WORK TO COMPLETE>
In the data below, locate each line with the word "chart" and list it.

################

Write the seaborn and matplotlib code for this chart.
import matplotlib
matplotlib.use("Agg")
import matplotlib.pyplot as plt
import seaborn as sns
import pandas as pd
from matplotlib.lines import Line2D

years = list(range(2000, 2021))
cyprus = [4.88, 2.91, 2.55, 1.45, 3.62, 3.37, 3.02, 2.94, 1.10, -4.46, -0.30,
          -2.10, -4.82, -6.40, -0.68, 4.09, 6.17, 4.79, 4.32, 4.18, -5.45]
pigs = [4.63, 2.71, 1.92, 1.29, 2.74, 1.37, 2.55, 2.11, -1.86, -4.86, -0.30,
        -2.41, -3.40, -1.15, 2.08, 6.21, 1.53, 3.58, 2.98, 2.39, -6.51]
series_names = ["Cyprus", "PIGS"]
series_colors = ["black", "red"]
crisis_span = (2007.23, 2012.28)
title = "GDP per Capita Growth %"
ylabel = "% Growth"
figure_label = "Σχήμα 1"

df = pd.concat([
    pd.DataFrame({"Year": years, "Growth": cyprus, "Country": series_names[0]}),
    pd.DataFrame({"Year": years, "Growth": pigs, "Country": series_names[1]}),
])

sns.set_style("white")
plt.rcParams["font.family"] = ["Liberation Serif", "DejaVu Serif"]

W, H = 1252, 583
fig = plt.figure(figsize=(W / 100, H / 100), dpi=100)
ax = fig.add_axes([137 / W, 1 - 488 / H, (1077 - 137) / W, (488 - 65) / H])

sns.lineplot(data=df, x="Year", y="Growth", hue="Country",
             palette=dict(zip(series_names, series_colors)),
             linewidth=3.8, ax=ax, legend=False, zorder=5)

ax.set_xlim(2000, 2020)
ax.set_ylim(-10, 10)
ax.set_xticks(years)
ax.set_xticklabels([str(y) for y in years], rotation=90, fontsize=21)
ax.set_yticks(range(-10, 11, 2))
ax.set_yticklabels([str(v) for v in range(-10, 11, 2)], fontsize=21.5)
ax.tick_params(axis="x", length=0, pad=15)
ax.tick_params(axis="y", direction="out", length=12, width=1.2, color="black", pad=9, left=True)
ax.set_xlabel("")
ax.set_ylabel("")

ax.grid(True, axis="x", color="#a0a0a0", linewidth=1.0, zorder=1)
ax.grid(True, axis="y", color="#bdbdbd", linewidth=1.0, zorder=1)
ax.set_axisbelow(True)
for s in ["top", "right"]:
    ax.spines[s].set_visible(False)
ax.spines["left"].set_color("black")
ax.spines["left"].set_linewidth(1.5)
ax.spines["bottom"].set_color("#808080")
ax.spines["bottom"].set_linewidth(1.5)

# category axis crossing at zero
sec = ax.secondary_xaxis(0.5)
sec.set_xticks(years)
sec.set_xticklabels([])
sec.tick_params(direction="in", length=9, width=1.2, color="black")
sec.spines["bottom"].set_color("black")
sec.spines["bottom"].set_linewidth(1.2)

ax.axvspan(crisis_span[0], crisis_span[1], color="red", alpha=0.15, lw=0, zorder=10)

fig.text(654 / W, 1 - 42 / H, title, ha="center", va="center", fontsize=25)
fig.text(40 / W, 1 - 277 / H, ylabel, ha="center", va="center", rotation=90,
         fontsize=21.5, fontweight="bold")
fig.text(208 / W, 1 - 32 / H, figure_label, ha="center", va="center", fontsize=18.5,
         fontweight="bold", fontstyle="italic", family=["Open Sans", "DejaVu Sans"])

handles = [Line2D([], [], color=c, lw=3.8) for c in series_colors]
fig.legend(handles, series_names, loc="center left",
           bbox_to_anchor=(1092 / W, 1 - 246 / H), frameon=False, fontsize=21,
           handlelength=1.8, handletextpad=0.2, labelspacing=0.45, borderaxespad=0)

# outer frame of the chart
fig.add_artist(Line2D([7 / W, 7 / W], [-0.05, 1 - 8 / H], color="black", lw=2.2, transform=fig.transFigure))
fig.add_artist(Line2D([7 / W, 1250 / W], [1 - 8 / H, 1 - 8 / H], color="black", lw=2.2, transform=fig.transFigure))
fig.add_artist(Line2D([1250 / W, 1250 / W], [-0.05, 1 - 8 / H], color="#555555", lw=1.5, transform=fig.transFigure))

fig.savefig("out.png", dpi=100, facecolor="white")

################

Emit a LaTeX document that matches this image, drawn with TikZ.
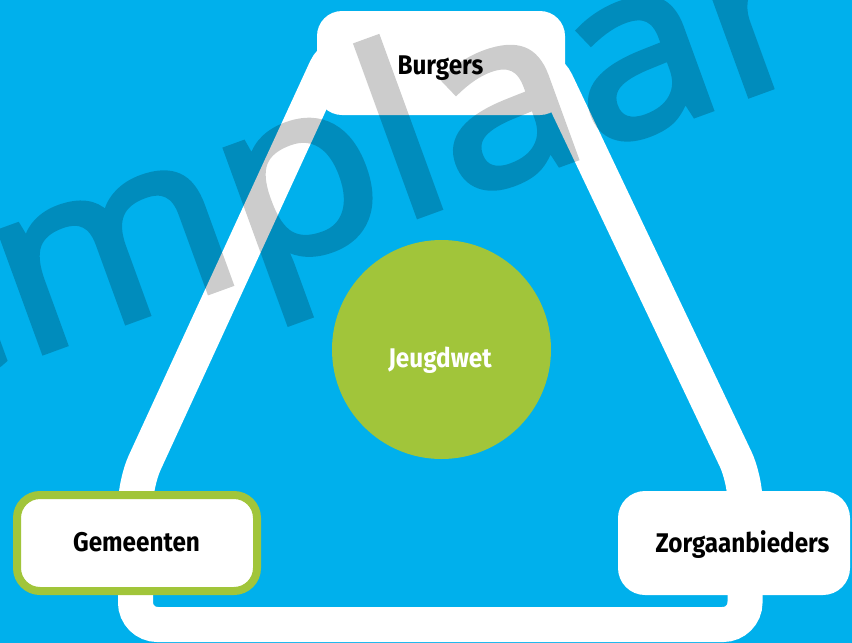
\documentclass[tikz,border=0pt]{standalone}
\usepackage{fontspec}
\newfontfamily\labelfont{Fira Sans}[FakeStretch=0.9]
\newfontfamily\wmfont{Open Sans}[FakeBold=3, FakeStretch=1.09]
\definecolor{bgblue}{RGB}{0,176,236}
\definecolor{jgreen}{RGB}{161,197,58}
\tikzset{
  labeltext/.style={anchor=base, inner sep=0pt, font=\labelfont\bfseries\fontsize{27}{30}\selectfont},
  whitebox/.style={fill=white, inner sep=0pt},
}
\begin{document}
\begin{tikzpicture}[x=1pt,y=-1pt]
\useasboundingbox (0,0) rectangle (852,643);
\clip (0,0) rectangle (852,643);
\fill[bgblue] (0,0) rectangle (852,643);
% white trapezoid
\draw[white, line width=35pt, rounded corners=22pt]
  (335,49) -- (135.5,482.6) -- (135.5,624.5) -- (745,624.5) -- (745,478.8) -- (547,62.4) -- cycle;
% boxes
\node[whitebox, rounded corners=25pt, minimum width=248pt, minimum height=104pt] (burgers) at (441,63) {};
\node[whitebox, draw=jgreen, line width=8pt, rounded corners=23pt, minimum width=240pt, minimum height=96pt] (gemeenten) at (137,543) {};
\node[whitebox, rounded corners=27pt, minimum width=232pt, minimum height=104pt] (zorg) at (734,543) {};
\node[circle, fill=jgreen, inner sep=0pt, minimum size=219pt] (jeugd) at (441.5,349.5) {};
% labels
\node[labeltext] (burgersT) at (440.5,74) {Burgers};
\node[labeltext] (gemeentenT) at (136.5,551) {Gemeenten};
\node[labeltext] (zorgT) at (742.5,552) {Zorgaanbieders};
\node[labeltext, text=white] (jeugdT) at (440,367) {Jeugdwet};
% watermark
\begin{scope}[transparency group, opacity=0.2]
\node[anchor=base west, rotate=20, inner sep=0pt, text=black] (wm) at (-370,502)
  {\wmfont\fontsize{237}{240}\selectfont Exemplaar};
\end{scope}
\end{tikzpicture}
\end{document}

################

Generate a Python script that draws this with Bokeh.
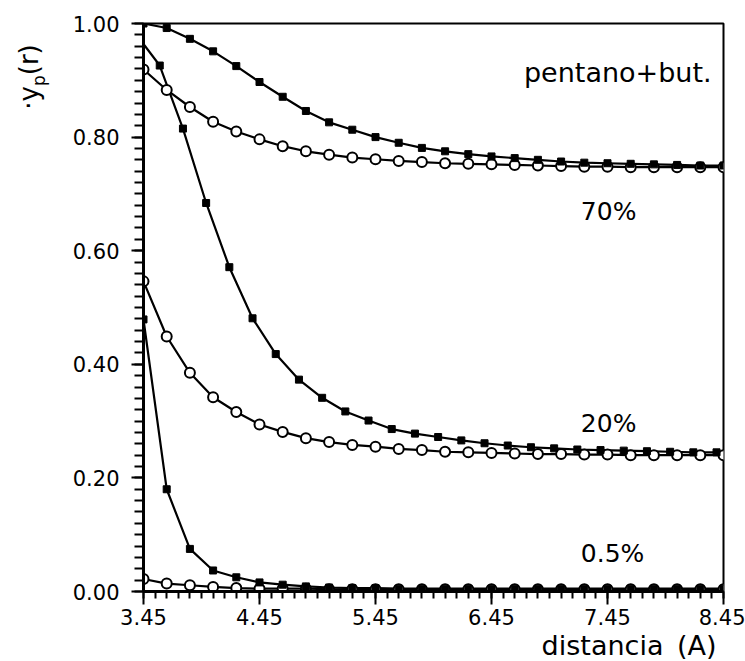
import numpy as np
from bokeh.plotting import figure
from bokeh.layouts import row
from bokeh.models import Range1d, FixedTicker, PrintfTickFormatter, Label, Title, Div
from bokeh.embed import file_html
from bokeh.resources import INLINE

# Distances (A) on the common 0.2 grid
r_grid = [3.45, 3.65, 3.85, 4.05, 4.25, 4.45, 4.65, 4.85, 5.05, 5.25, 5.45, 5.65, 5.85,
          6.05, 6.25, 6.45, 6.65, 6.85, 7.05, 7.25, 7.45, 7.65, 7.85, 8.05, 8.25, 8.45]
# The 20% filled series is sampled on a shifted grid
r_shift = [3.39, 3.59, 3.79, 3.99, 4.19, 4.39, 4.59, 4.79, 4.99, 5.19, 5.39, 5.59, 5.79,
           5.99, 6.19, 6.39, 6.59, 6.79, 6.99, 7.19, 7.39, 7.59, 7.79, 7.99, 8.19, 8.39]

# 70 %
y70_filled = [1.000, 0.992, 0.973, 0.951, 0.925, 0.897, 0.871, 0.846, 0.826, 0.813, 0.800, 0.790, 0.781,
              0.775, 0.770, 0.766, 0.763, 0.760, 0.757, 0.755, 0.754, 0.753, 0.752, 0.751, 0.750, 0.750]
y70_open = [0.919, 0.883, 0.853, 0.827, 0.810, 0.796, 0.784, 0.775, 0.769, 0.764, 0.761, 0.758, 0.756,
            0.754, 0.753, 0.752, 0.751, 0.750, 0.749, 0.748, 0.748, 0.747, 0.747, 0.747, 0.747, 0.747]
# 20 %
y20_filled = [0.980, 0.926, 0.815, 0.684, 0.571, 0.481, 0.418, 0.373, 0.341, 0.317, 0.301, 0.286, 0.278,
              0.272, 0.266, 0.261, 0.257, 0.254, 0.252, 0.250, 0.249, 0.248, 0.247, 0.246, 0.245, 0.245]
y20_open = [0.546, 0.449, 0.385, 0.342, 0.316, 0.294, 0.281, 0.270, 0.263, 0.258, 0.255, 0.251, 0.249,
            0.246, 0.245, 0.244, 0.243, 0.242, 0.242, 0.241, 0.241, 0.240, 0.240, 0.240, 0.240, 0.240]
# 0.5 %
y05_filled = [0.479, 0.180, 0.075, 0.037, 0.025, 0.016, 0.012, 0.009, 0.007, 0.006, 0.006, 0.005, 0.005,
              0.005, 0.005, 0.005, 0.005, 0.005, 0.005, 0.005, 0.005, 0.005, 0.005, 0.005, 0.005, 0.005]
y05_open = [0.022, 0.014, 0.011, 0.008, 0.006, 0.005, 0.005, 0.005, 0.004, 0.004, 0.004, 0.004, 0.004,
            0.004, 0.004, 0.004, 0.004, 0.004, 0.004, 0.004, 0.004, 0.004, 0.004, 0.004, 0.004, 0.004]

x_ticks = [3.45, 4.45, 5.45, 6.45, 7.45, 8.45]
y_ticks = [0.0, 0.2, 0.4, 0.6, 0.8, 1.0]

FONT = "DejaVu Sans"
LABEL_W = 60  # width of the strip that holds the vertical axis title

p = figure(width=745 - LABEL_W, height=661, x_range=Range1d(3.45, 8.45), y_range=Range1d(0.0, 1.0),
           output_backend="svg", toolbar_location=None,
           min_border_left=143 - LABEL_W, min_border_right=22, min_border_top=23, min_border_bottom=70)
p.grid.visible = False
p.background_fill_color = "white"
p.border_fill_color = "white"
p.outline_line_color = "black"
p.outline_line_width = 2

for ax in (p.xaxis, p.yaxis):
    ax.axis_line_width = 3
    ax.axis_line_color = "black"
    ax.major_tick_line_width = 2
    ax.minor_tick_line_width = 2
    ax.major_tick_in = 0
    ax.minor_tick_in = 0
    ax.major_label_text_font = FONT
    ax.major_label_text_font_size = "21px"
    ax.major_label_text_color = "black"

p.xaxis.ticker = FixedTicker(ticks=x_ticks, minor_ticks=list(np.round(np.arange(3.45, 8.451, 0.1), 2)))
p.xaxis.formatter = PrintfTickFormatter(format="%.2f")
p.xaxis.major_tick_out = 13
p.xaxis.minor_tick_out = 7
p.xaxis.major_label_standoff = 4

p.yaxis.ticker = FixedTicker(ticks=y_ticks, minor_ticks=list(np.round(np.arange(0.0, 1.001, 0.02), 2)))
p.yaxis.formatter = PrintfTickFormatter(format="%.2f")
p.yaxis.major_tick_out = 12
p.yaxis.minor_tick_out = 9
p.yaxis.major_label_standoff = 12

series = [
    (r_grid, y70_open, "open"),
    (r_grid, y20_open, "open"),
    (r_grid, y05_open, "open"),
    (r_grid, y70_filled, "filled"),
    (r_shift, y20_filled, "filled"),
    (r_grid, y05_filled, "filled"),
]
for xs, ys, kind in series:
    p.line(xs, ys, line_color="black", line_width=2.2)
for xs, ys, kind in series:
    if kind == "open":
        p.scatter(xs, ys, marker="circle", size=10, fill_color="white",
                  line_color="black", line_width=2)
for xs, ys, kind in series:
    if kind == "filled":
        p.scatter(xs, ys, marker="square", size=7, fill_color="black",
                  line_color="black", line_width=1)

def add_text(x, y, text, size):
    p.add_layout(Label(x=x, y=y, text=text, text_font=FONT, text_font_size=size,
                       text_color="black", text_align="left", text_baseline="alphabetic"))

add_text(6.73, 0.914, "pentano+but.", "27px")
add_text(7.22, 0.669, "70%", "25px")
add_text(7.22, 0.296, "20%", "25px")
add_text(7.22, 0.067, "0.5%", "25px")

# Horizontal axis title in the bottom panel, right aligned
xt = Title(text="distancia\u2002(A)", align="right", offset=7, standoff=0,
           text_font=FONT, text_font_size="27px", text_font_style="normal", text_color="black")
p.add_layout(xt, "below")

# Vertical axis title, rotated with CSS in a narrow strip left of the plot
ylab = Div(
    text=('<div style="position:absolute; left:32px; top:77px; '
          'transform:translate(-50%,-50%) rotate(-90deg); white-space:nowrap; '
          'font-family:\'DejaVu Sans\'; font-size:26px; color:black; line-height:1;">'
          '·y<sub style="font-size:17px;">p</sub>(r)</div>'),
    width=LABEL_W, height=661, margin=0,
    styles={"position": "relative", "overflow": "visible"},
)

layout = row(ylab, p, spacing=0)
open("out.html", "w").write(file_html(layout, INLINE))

################

WORKED ANSWER>
Write the seaborn and matplotlib code for this chart.
# outer frame of the chart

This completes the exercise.